Tuesday, December 4, 2018

Forced hugs at work sound like a REALLY bad idea

Ray Kelvin, CEO of UK fashion retailer Ted Baker, is a hugger. According to an online petition seeking to end his practice, "he greets many people he meets with a hug, be it a shareholder, investor, supplier, partner, customer or colleague." And, it doesn't stop with hugs. He asks young female employees "to sit on his knee, cuddle him, or let him massage their ears." He strokes employees' ears. He takes off his shirt in the workplace and talks about his sex life. Even worse, when employees go to HR to complain, they are told, "That's just what Ray's like."

Well, they've had enough "of what Ray's like." More than 2,600 people, including over 300 current or former employees, have signed the online petition calling on Ted Baker to "scrap the forced 'hugs' and end harassment."

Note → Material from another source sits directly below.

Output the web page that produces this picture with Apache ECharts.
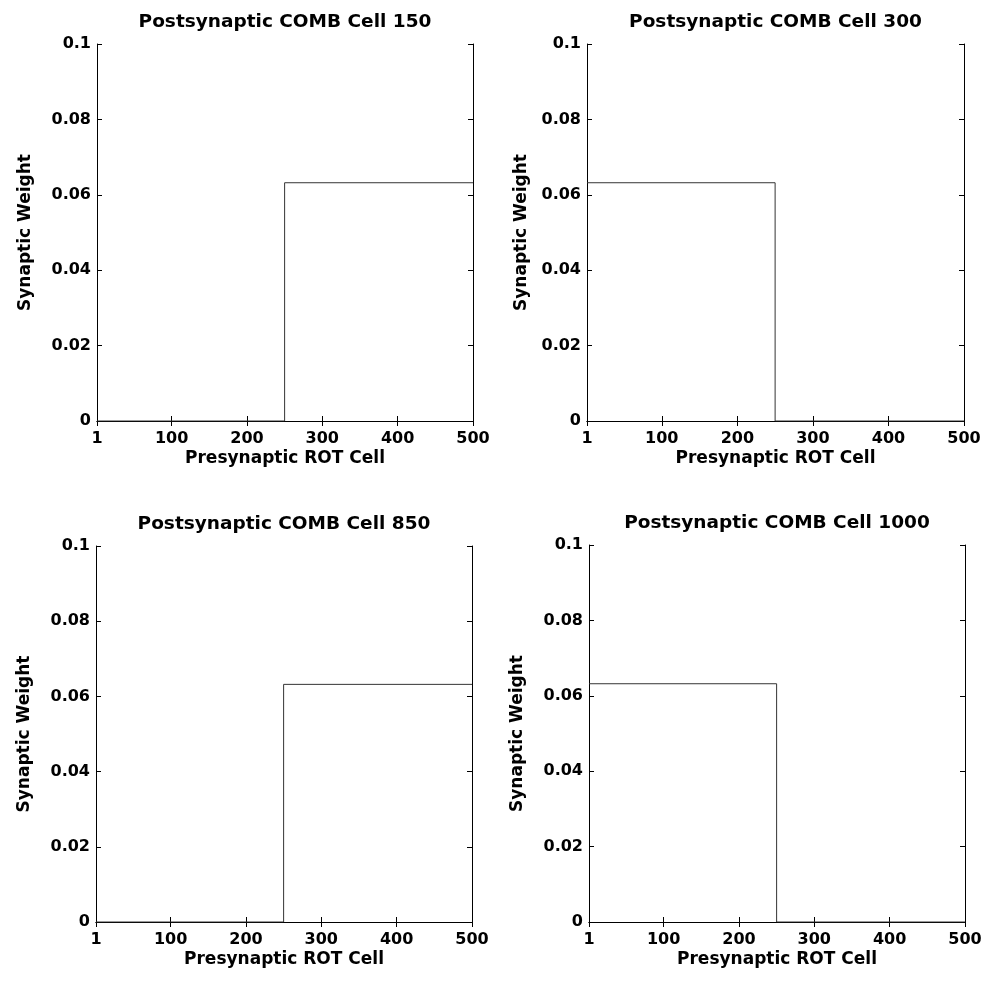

Let's deal with low hanging fruit, first. Stroking employees ears, talking about your sex life, and walking around work shirtless are all creepy and wrong, period. And, no, HR cannot pass it off as, "Well, you know Ray… 😉" The employer has an absolute duty to investigate and take corrective action to ensure that the harassment stops. And the fact that the alleged harasser is the CEO is not a justification to do nothing. In fact, if #MeToo has taught us anything, it's reason to do more, not less.

As for the hugs, they are a symptom of the larger problem. In a vacuum they might be innocuous, but in this case they are a symptom of a deeper culture of harassment.

Indeed, one person's hug is another's creepy gesture or, worse, inappropriate advance. Where is the workplace line?

In the words of one court:

There are some forms of physical contact which, although unwelcome and uncomfortable for the person touched, are relatively minor. Cumulatively or in conjunction with other harassment, such acts might become sufficiently pervasive to support a hostile environment claim, but if few and far between they typically will not be severe enough to be actionable in and of themselves. A hand on the shoulder, a brief hug, or a peck on the cheek lie at this end of the spectrum. Even more intimate or more crude physical acts—a hand on the thigh, a kiss on the lips, a pinch of the buttocks—may be considered insufficiently abusive to be described as "severe" when they occur in isolation.

On one extreme you have this case, in which an employee was sexually caressed and hugged, and even had fingers poked in his anus through his clothing. Yet, on the other extreme, you have this case, in which a manager hugged a subordinate to lift his spirits during a rough work day.

So, employers, what's the answer? How about some good, ol' fashioned, common sense. If you have a close enough relationship with someone to greet with a hug, then hug it out. If someone complains about your hugs, stop. It's just that simple.